Most readers have certain beloved books in multiple copies, but what happens when two of those readers marry? If they met in the ’90s and they’re us, they end up living in a house containing four copies of Douglas Coupland’s Shampoo Planet.

shampoo planet cover

In the early ’90s, Coupland’s Generation X: Tales for an Accelerated Culture gave our generation its name. I met another English major that summer, right before we both started college. He was the drummer in a band I joined.  At the time, I was one of those people who only read “the classics” (preferably British). He introduced me to Coupland, whose books ushered me into our century. When Coupland’s next book, Shampoo Planet, came out, we dissected Tyler and Anna-Louise’s relationship as if they were our personal friends.

Many years later, we ended up married and living in Italy.

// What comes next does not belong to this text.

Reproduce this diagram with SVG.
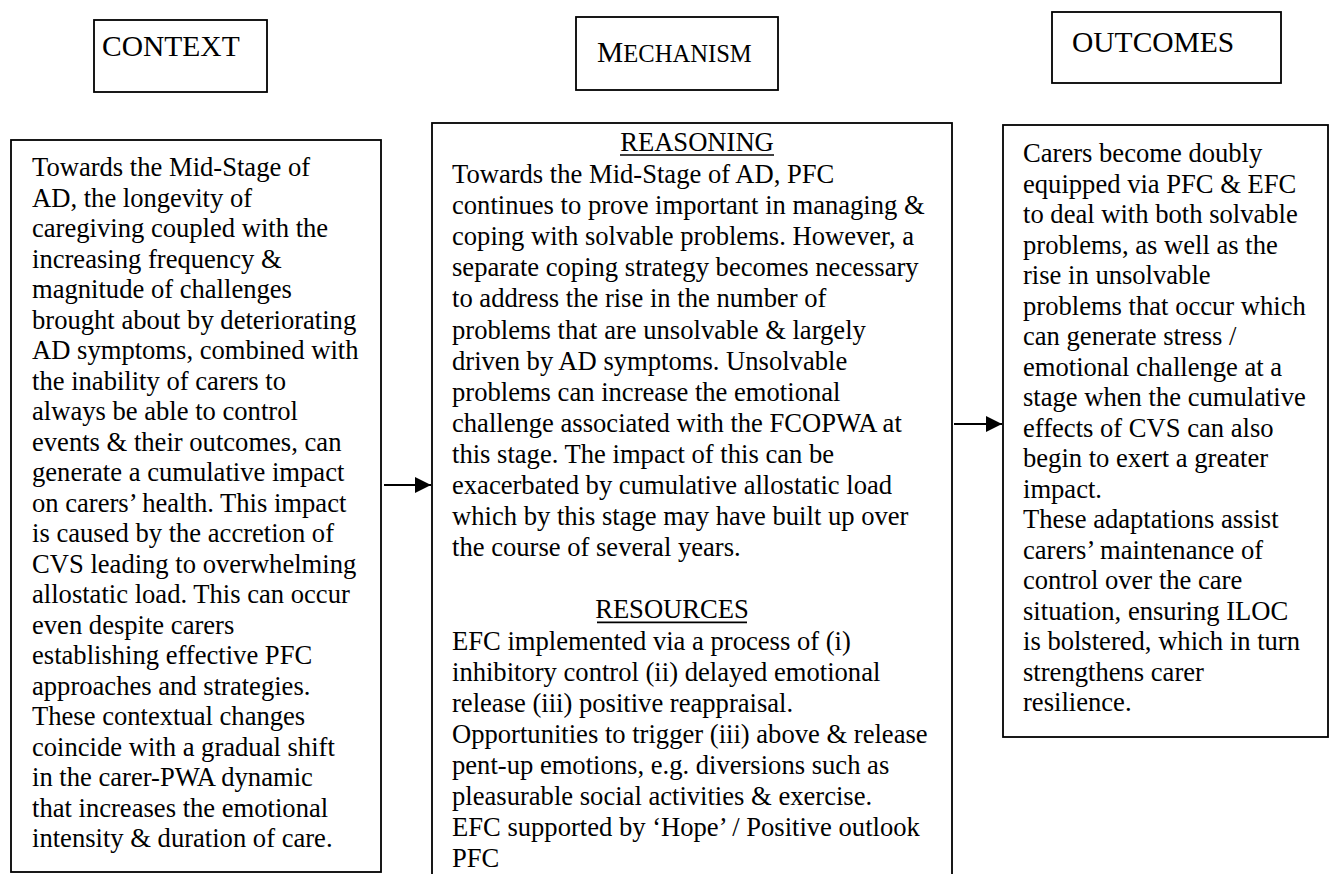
<svg xmlns="http://www.w3.org/2000/svg" width="1330" height="874" viewBox="0 0 1330 874">
<style>
  .box { fill: #ffffff; stroke: #000000; stroke-width: 1.8; }
  .hdr { font-family: "Liberation Serif", "Times New Roman", serif; font-size: 29.5px; fill: #000000; }
  .txt { font-family: "Liberation Serif", "Times New Roman", serif; font-size: 26.6px; fill: #000000; }
  .conn { stroke: #000000; stroke-width: 1.8; fill: none; }
  .ul { stroke: #000000; stroke-width: 1.6; }
</style>
<defs>
  <marker id="arrowhead" viewBox="0 0 16 16" refX="16" refY="8" markerWidth="16" markerHeight="16" markerUnits="userSpaceOnUse" orient="auto">
    <path d="M0,0 L16,8 L0,16 Z" fill="#000000"/>
  </marker>
</defs>
<rect x="0" y="0" width="1330" height="874" fill="#ffffff"/>

<g id="header-context">
  <rect class="box" x="94" y="20" width="173" height="72"/>
  <text class="hdr" x="102" y="56">CONTEXT</text>
</g>
<g id="header-mechanism">
  <rect class="box" x="576" y="17" width="202" height="73"/>
  <text class="hdr" x="597" y="62">M<tspan font-size="24.6px">ECHANISM</tspan></text>
</g>
<g id="header-outcomes">
  <rect class="box" x="1052" y="12" width="229" height="71"/>
  <text class="hdr" x="1072" y="52">OUTCOMES</text>
</g>

<g id="context">
  <rect class="box" x="11" y="140" width="370" height="732"/>
  <text class="txt">
    <tspan x="32" y="176">Towards the Mid-Stage of</tspan>
    <tspan x="32" y="206.5">AD, the longevity of</tspan>
    <tspan x="32" y="237">caregiving coupled with the</tspan>
    <tspan x="32" y="267.5">increasing frequency &amp;</tspan>
    <tspan x="32" y="298">magnitude of challenges</tspan>
    <tspan x="32" y="328.5">brought about by deteriorating</tspan>
    <tspan x="32" y="359">AD symptoms, combined with</tspan>
    <tspan x="32" y="389.5">the inability of carers to</tspan>
    <tspan x="32" y="420">always be able to control</tspan>
    <tspan x="32" y="450.5">events &amp; their outcomes, can</tspan>
    <tspan x="32" y="481">generate a cumulative impact</tspan>
    <tspan x="32" y="511.5">on carers’ health. This impact</tspan>
    <tspan x="32" y="542">is caused by the accretion of</tspan>
    <tspan x="32" y="572.5">CVS leading to overwhelming</tspan>
    <tspan x="32" y="603">allostatic load. This can occur</tspan>
    <tspan x="32" y="633.5">even despite carers</tspan>
    <tspan x="32" y="664">establishing effective PFC</tspan>
    <tspan x="32" y="694.5">approaches and strategies.</tspan>
    <tspan x="32" y="725">These contextual changes</tspan>
    <tspan x="32" y="755.5">coincide with a gradual shift</tspan>
    <tspan x="32" y="786">in the carer-PWA dynamic</tspan>
    <tspan x="32" y="816.5">that increases the emotional</tspan>
    <tspan x="32" y="847">intensity &amp; duration of care.</tspan>
  </text>
</g>

<g id="mechanism">
  <rect class="box" x="432" y="123" width="520" height="760"/>
  <text class="txt" x="697" y="151" text-anchor="middle">REASONING</text>
  <line class="ul" x1="620" y1="155" x2="774" y2="155"/>
  <text class="txt">
    <tspan x="452" y="183">Towards the Mid-Stage of AD, PFC</tspan>
    <tspan x="452" y="214.1">continues to prove important in managing &amp;</tspan>
    <tspan x="452" y="245.2">coping with solvable problems. However, a</tspan>
    <tspan x="452" y="276.3">separate coping strategy becomes necessary</tspan>
    <tspan x="452" y="307.4">to address the rise in the number of</tspan>
    <tspan x="452" y="338.5">problems that are unsolvable &amp; largely</tspan>
    <tspan x="452" y="369.6">driven by AD symptoms. Unsolvable</tspan>
    <tspan x="452" y="400.7">problems can increase the emotional</tspan>
    <tspan x="452" y="431.8">challenge associated with the FCOPWA at</tspan>
    <tspan x="452" y="462.9">this stage. The impact of this can be</tspan>
    <tspan x="452" y="494">exacerbated by cumulative allostatic load</tspan>
    <tspan x="452" y="525.1">which by this stage may have built up over</tspan>
    <tspan x="452" y="556.2">the course of several years.</tspan>
  </text>
  <text class="txt" x="672" y="618.4" text-anchor="middle">RESOURCES</text>
  <line class="ul" x1="597" y1="622.4" x2="747" y2="622.4"/>
  <text class="txt">
    <tspan x="452" y="649.5">EFC implemented via a process of (i)</tspan>
    <tspan x="452" y="680.6">inhibitory control (ii) delayed emotional</tspan>
    <tspan x="452" y="711.7">release (iii) positive reappraisal.</tspan>
    <tspan x="452" y="742.8">Opportunities to trigger (iii) above &amp; release</tspan>
    <tspan x="452" y="773.9">pent-up emotions, e.g. diversions such as</tspan>
    <tspan x="452" y="805">pleasurable social activities &amp; exercise.</tspan>
    <tspan x="452" y="836.1">EFC supported by ‘Hope’ / Positive outlook</tspan>
    <tspan x="452" y="866.5">PFC</tspan>
  </text>
</g>

<g id="outcomes">
  <rect class="box" x="1003" y="125" width="325" height="612"/>
  <text class="txt">
    <tspan x="1023" y="162">Carers become doubly</tspan>
    <tspan x="1023" y="192.5">equipped via PFC &amp; EFC</tspan>
    <tspan x="1023" y="223">to deal with both solvable</tspan>
    <tspan x="1023" y="253.5">problems, as well as the</tspan>
    <tspan x="1023" y="284">rise in unsolvable</tspan>
    <tspan x="1023" y="314.5">problems that occur which</tspan>
    <tspan x="1023" y="345">can generate stress /</tspan>
    <tspan x="1023" y="375.5">emotional challenge at a</tspan>
    <tspan x="1023" y="406">stage when the cumulative</tspan>
    <tspan x="1023" y="436.5">effects of CVS can also</tspan>
    <tspan x="1023" y="467">begin to exert a greater</tspan>
    <tspan x="1023" y="497.5">impact.</tspan>
    <tspan x="1023" y="528">These adaptations assist</tspan>
    <tspan x="1023" y="558.5">carers’ maintenance of</tspan>
    <tspan x="1023" y="589">control over the care</tspan>
    <tspan x="1023" y="619.5">situation, ensuring ILOC</tspan>
    <tspan x="1023" y="650">is bolstered, which in turn</tspan>
    <tspan x="1023" y="680.5">strengthens carer</tspan>
    <tspan x="1023" y="711">resilience.</tspan>
  </text>
</g>

<g id="connectors">
  <line class="conn" x1="384" y1="485" x2="431" y2="485" marker-end="url(#arrowhead)"/>
  <line class="conn" x1="954" y1="424" x2="1002" y2="424" marker-end="url(#arrowhead)"/>
</g>
</svg>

By then, he had become a well-read soldier, and I had become a graduate student with even more books.

When the time came to consolidate our collections, we made several easy decisions about which copy of a book to keep and which to give away. We kept his beloved, beat up copy of The Mambo Kings Play Songs of Love and my signed hardback of Joy Harjo’s The Woman Who Fell From the SkyWe kept my anthologies full of grad school marginalia and the hardback classics he inherited from his grandma.

But then we got to Douglas Coupland. His later books were no problem. By the time they came out, we took turns buying them and just borrowed from the other person. But we had sentimental grunge era attachments to the early ones.

shampoo planet paperback cover with man's short hair and green shampoo blobs

His Generation X copy was our first, so we kept it. But mine is signed, so we kept it too. His Life After God is hardback, so we kept that. My Microserfs is, so we kept that.

Then we came to Shampoo Planet. That book has not become a classic. Most people forget about it when discussing Coupland, but not us. We still refer to it in conversation and occasionally wonder aloud what became of Tyler and Anna-Louise (and even Stephanie).

We each still had our original copy, both in hardback with the man’s head on the cover. We discussed making one our lending copy. Obviously not. That would have set up an unacceptable power structure in our new marriage. So we kept them both and bought a paperback copy with the guy’s head and blobs of shampoo on it in case we deemed someone worthy of reading this book that had been formative to our relationship.

One day in a used bookstore I discovered a hardback copy of Shampoo Planet with the woman’s head on the cover. Naturally, we needed that one too, so I bought it. And that is how we ended up as a four-Shampoo Planet household.

shampoo planet cover with woman's red curly hair

A few weeks ago, my husband retired from the military, and we moved across the country from a three-bedroom house to a city apartment. We culled many, many books from our now-huge library, then we stored all but two bookshelves’ worth. Still, all four Shampoo Planets made the cut and are in our tiny apartment right now, taking up space even though we could probably recite that book to you in stereo.

We went kicking and screaming into the world of e-readers, and we both have Kindles.  So far, Shampoo Planet is not available there, but when it is, of course we’ll both buy it, bringing the count to six. Some may call this weird. We call it keeping the world alive. And if you don’t get that reference, come over. We have a copy of Shampoo Planet you can borrow.